Construction employment at the state level was mixed for the year and month as 25 states and the District of Columbia lost jobs between July and August while 26 states and D.C. added jobs between August 2010 and August 2011. This is according to an analysis of Labor Department data by the Associated General Contractors of America (AGC).
The relatively even divide between gainers and losers reflects continued weak demand for construction services that has been contributing to flat employment levels for much of the past year, association officials noted.
“There is no clear pattern of improvement in construction employment, although the industry is no longer in free fall,” said Ken Simonson, AGC’s chief economist. “Just as a few states have settled into a pattern of consistently adding construction jobs, a similar number seem to be consistently losing jobs.”
The largest percentage monthly decline in construction employment occurred in Delaware (-4.8 percent, -900 jobs); followed by Alabama (-3.9 percent, -3,300 jobs) Arkansas (-3.9 percent, -1,900 jobs); and New Hampshire (-3.8 percent, -800 jobs). The largest number of construction job losses over the month was in California (-7,200 jobs, -1.3 percent); followed by Alabama; Wisconsin (-3,000 jobs, -3.3 percent) and Florida (-1,900 jobs, -0.6 percent).
Among the 22 states that added construction jobs during the past month, Kentucky had the largest percentage increase (3.6 percent, 2,300 jobs). Other states adding a high percentage of construction jobs for the month included Colorado (3.0 percent, 3,100 jobs); North Dakota (2.8 percent, 700 jobs) and Minnesota (2.6 percent, 2,200 jobs). Colorado added the largest number of jobs; followed by Michigan (3,000 jobs, 2.3 percent); Georgia (3,000 jobs, 2.2 percent) and Kentucky. Construction employment was unchanged for the month in three states.
Among the 24 states that lost construction jobs during the past 12 months, Delaware (-7.3 percent, -1,400 jobs) had the highest percentage decline. Other states with large percentage declines included New Mexico (-6.9 percent, -3,000 jobs); Georgia (-6.9 percent, -10,300 jobs) and Alaska (-6.9 percent, -1,100 jobs). Florida (-17,600 jobs, -5.1 percent) lost the most jobs followed by Georgia; Wisconsin (-5,900 jobs, -6.3 percent) and Colorado (-5,900 jobs, -5.2 percent).
The largest percentage increase in construction employment during the past year took place in North Dakota (20.3 percent, 4,300 jobs). Other states experiencing large percentage increases included Michigan (10.4 percent, 12,600 jobs); Tennessee (5.5 percent, 5,800 jobs) and Illinois (5.4 percent, 10,600 jobs). Texas again added the most jobs during the past year (27,100 jobs, 4.8 percent); followed by Michigan; Illinois and California (7,800 jobs, 1.4 percent).
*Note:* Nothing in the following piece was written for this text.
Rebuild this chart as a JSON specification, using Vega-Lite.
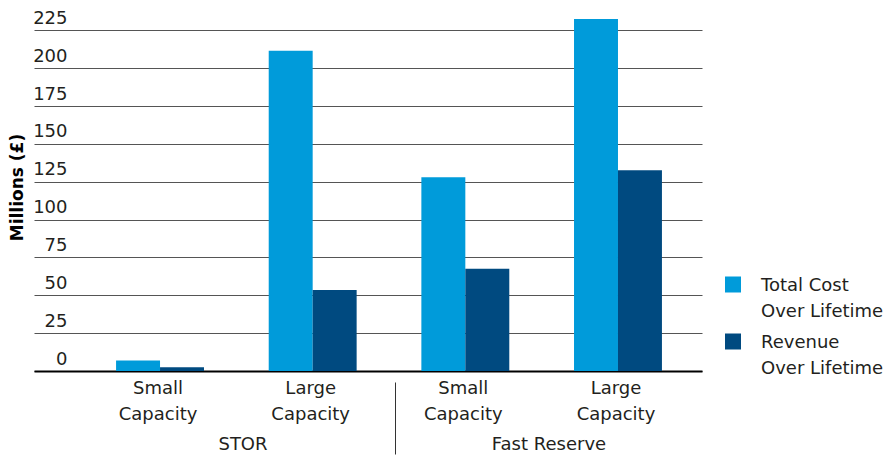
{
  "$schema": "https://vega.github.io/schema/vega-lite/v6.json",
  "width": 668,
  "height": 371,
  "autosize": {"type": "none"},
  "padding": {"left": 34, "top": 0, "right": 187, "bottom": 87},
  "background": "white",
  "config": {
    "view": {"stroke": null},
    "font": "DejaVu Sans",
    "style": {"guide-label": {"lineHeight": 26}}
  },
  "data": {
    "values": [
      {"scheme": "STOR", "key": "STOR / Small Capacity", "series": "Total Cost Over Lifetime", "value": 7},
      {"scheme": "STOR", "key": "STOR / Small Capacity", "series": "Revenue Over Lifetime", "value": 2.5},
      {"scheme": "STOR", "key": "STOR / Large Capacity", "series": "Total Cost Over Lifetime", "value": 211.5},
      {"scheme": "STOR", "key": "STOR / Large Capacity", "series": "Revenue Over Lifetime", "value": 53.5},
      {"scheme": "Fast Reserve", "key": "Fast Reserve / Small Capacity", "series": "Total Cost Over Lifetime", "value": 128},
      {"scheme": "Fast Reserve", "key": "Fast Reserve / Small Capacity", "series": "Revenue Over Lifetime", "value": 67.5},
      {"scheme": "Fast Reserve", "key": "Fast Reserve / Large Capacity", "series": "Total Cost Over Lifetime", "value": 232.5},
      {"scheme": "Fast Reserve", "key": "Fast Reserve / Large Capacity", "series": "Revenue Over Lifetime", "value": 132.5}
    ]
  },
  "layer": [
    {
      "mark": {"type": "bar"},
      "encoding": {
        "x": {
          "field": "key",
          "type": "nominal",
          "sort": ["STOR / Small Capacity", "STOR / Large Capacity", "Fast Reserve / Small Capacity", "Fast Reserve / Large Capacity"],
          "scale": {"type": "band", "paddingInner": 0.424, "paddingOuter": 0.4, "align": 0.672},
          "title": null,
          "axis": {
            "orient": "bottom",
            "domain": true,
            "domainColor": "#000000",
            "domainWidth": 2,
            "ticks": false,
            "grid": false,
            "labelAngle": 0,
            "labelPadding": 8,
            "labelFontSize": 18,
            "labelColor": "#231f20",
            "labelLineHeight": 26,
            "labelOffset": -2,
            "labelExpr": "split(split(datum.label, ' / ')[1], ' ')"
          }
        },
        "xOffset": {
          "field": "series",
          "sort": ["Total Cost Over Lifetime", "Revenue Over Lifetime"],
          "scale": {"paddingInner": 0, "paddingOuter": 0}
        },
        "y": {
          "field": "value",
          "type": "quantitative",
          "scale": {"domain": [0, 245], "nice": false},
          "title": "Millions (£)",
          "axis": {
            "values": [0, 25, 50, 75, 100, 125, 150, 175, 200, 225],
            "domain": false,
            "ticks": false,
            "tickSize": 0,
            "grid": true,
            "gridColor": "#555555",
            "gridWidth": 1,
            "labelAlign": "right",
            "labelBaseline": "alphabetic",
            "labelPadding": -33,
            "labelOffset": -7,
            "labelFlush": false,
            "labelOverlap": false,
            "labelFontSize": 18,
            "labelColor": "#231f20",
            "titleFontSize": 17,
            "titleFontWeight": "bold",
            "titleColor": "#000000",
            "titleAngle": -90,
            "titleAlign": "center",
            "titleBaseline": "middle",
            "titleX": -17,
            "titleY": 187
          }
        },
        "color": {
          "field": "series",
          "type": "nominal",
          "scale": {"domain": ["Total Cost Over Lifetime", "Revenue Over Lifetime"], "range": ["#009bda", "#004a80"]},
          "legend": {
            "orient": "none",
            "legendX": 690,
            "legendY": 282,
            "title": null,
            "padding": 0,
            "symbolType": "M-1,-1.8125h2v2h-2z",
            "symbolSize": 256,
            "symbolStrokeWidth": 0,
            "labelFontSize": 18,
            "labelColor": "#231f20",
            "labelOffset": 19,
            "labelBaseline": "alphabetic",
            "labelLimit": 300,
            "rowPadding": 12,
            "labelExpr": "[replace(datum.label, ' Over Lifetime', ''), 'Over Lifetime']"
          }
        }
      }
    },
    {
      "mark": {"type": "tick", "opacity": 0},
      "encoding": {
        "x": {
          "field": "scheme",
          "type": "nominal",
          "sort": ["STOR", "Fast Reserve"],
          "scale": {"type": "band", "paddingInner": 0, "paddingOuter": 0.0915, "align": 1},
          "title": null,
          "axis": {
            "orient": "bottom",
            "offset": 11,
            "domain": false,
            "grid": false,
            "ticks": true,
            "tickSize": 72,
            "tickWidth": 1,
            "bandPosition": 0,
            "tickColor": {"condition": {"test": "datum.value === 'Fast Reserve'", "value": "#333333"}, "value": "rgba(0,0,0,0)"},
            "labelAngle": 0,
            "labelPadding": -19,
            "labelFontSize": 18,
            "labelColor": "#231f20"
          }
        }
      }
    }
  ],
  "resolve": {"scale": {"x": "independent"}}
}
Association officials said construction firms continue to suffer from weak private sector and declining public sector demand for construction services. Noting that Congress has just enacted new temporary extensions to aviation and surface transportation construction legislation, they urged Washington officials to finally enact the kind of long-term infrastructure legislation needed to allow major infrastructure projects to start across the country.
“Construction employers are certainly relieved that billions in construction projects won’t come to a halt later this month,” said Stephen E. Sandherr, the association’s chief executive officer. “But it is unrealistic to expect firms to expand payrolls when they don’t know how much work will be available a few months from now.”